Additionally, when travelling it’s worth instructing staff to not use free Wi-Fi; it is through this commonly available convenience that cyber thieves can easily acquire information.
There are two ways around this: the first approach is to purchase a mobile Wi-Fi hotspot to use on business trips. These are either plugged into the laptop to provide instant secure internet, or certain models can be placed somewhere nearby in the room, not plugged into the laptop and again, provide secure internet access. Mobile Wi-Fi hotspots are an easy method of defending against free Wi-Fi hacks.
A second approach is by purchasing a virtual private network (VPN), which is software that connects with a distant server and acts like a shield for all of your communications. It essentially encrypts all the e-mails and communication from staff members laptops, shields it when sending, decrypts it at the other end, and allows hack-free communication. There’s a wide range of VPNs on the market, but an IT consultancy would be able to provide the best advice for purchasing the right one.

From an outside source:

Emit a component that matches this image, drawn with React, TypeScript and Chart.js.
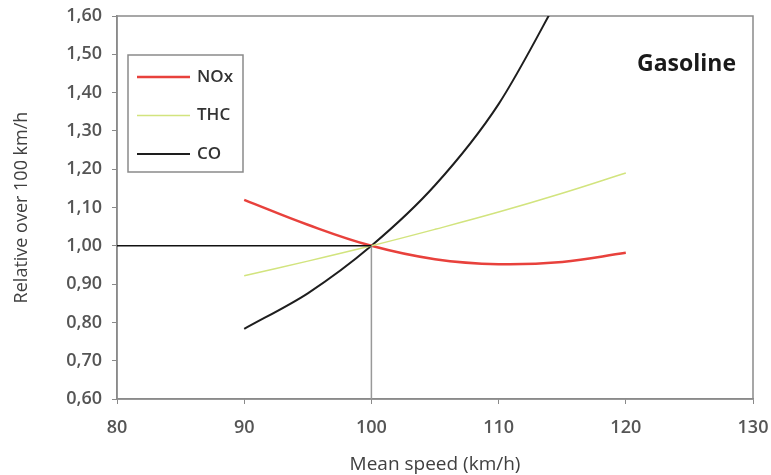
import React, { useEffect, useRef } from "react";
import { Chart, registerables } from "chart.js";

Chart.register(...registerables);

const speeds = [90, 95, 100, 105, 110, 115, 120];
const noxValues = [1.12, 1.055, 1.0, 0.965, 0.952, 0.958, 0.982];
const thcValues = [0.922, 0.96, 1.0, 1.043, 1.088, 1.137, 1.19];
const coValues = [0.783, 0.876, 1.0, 1.158, 1.37, 1.665, null];
const seriesNames = ["NOx", "THC", "CO"];
const refHorizX = [80, 100];
const refLevel = 1.0;
const refVertY = [0.6, 1.0];
const refSpeed = 100;
const panelLabel = "Gasoline";
const xTitle = "Mean speed (km/h)";
const yTitle = "Relative over 100 km/h";

const FONT = "'Open Sans', 'Liberation Sans', sans-serif";

const legendPlugin = {
  id: "boxLegend",
  afterDraw(chart: any) {
    const { ctx, chartArea } = chart;
    const x0 = chartArea.left + 11;
    const y0 = chartArea.top + 39;
    const w = 115;
    const h = 117;
    ctx.save();
    ctx.fillStyle = "#ffffff";
    ctx.fillRect(x0, y0, w, h);
    ctx.strokeStyle = "#8a8a8a";
    ctx.lineWidth = 1.5;
    ctx.strokeRect(x0, y0, w, h);
    seriesNames.forEach((name, i) => {
      const ds = chart.data.datasets.find((d: any) => d.label === name);
      const yy = y0 + 22 + i * 38.5;
      ctx.beginPath();
      ctx.strokeStyle = ds.borderColor;
      ctx.lineWidth = ds.borderWidth;
      ctx.moveTo(x0 + 9, yy);
      ctx.lineTo(x0 + 62, yy);
      ctx.stroke();
      ctx.fillStyle = "#333333";
      ctx.font = `600 17px ${FONT}`;
      ctx.textBaseline = "middle";
      ctx.textAlign = "left";
      ctx.fillText(name, x0 + 69, yy);
    });
    ctx.font = `bold 23px ${FONT}`;
    ctx.fillStyle = "#1a1a1a";
    ctx.textAlign = "right";
    ctx.textBaseline = "middle";
    ctx.fillText(panelLabel, chartArea.right - 17, chartArea.top + 48);
    ctx.restore();
  },
};

const framePlugin = {
  id: "frame",
  beforeDatasetsDraw(chart: any) {
    const { ctx, chartArea } = chart;
    ctx.save();
    ctx.strokeStyle = "#8a8a8a";
    ctx.lineWidth = 1.5;
    ctx.strokeRect(chartArea.left, chartArea.top, chartArea.right - chartArea.left, chartArea.bottom - chartArea.top);
    ctx.restore();
  },
};

export default function App() {
  const ref = useRef<HTMLCanvasElement>(null);
  useEffect(() => {
    if (!ref.current) return;
    const pts = (vals: (number | null)[]) => speeds.map((s, i) => ({ x: s, y: vals[i] }));
    const chart = new Chart(ref.current, {
      type: "line",
      data: {
        datasets: [
          {
            label: "ref-h",
            data: refHorizX.map((x) => ({ x, y: refLevel })),
            borderColor: "#111111",
            borderWidth: 1.5,
            pointRadius: 0,
            tension: 0,
          },
          {
            label: "ref-v",
            data: refVertY.map((y) => ({ x: refSpeed, y })),
            borderColor: "#999999",
            borderWidth: 1.5,
            pointRadius: 0,
            tension: 0,
          },
          {
            label: seriesNames[1],
            data: pts(thcValues),
            borderColor: "#d2e47e",
            borderWidth: 1.5,
            pointRadius: 0,
            tension: 0.4,
          },
          {
            label: seriesNames[0],
            data: pts(noxValues),
            borderColor: "#e8413c",
            borderWidth: 2.5,
            pointRadius: 0,
            tension: 0.4,
          },
          {
            label: seriesNames[2],
            data: pts(coValues),
            borderColor: "#1e1e1e",
            borderWidth: 2,
            pointRadius: 0,
            tension: 0.3,
          },
        ] as any,
      },
      options: {
        animation: false,
        responsive: false,
        layout: { padding: { top: 16, right: 18, left: 0, bottom: 0 } },
        plugins: { legend: { display: false }, tooltip: { enabled: false } },
        scales: {
          x: {
            type: "linear",
            min: 80,
            max: 130,
            ticks: { stepSize: 10, color: "#555555", font: { size: 18, family: FONT, weight: "600" }, padding: 13, maxRotation: 0 },
            grid: { drawOnChartArea: false, tickLength: 5, color: "#8a8a8a" },
            border: { color: "#8a8a8a", width: 1.5 },
            title: { display: true, text: xTitle, color: "#404040", font: { size: 19, family: FONT }, padding: { top: 0, bottom: -1 } },
            afterFit(scale: any) {
              scale.height = 76;
              scale.paddingLeft = 0;
              scale.paddingRight = 0;
            },
          },
          y: {
            min: 0.6,
            max: 1.6,
            ticks: {
              stepSize: 0.1,
              color: "#555555",
              font: { size: 18, family: FONT, weight: "600" },
              padding: 10,
              callback: (v: any) => Number(v).toFixed(2).replace(".", ","),
            },
            grid: { drawOnChartArea: false, tickLength: 5, color: "#8a8a8a" },
            border: { color: "#8a8a8a", width: 1.5 },
            title: { display: true, text: yTitle, color: "#404040", font: { size: 18, family: FONT }, padding: { top: 11, bottom: 0 } },
            afterFit(scale: any) {
              scale.width = 117;
              scale.paddingTop = 0;
              scale.paddingBottom = 0;
            },
          },
        },
      },
      plugins: [framePlugin, legendPlugin],
    });
    return () => chart.destroy();
  }, []);
  return (
    <div style={{ position: "absolute", left: 0, top: 0, width: 771, height: 475, background: "#fff" }}>
      <canvas ref={ref} width={771} height={475} style={{ display: "block" }} />
    </div>
  );
}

Cyber security packs for smart travelling
The Australian government has a website called Smarttraveller provided by the Department of Foreign Affairs and Trade; this website provides essential information for people travelling overseas. A SME may wish to emulate this idea and generate a ‘cyber security pack’ for staff who need to travel. This pack would provide clear guidelines and expectations of cyber security for the trip.
Wherever your staff may be, don’t let them get caught unaware by cybercriminals.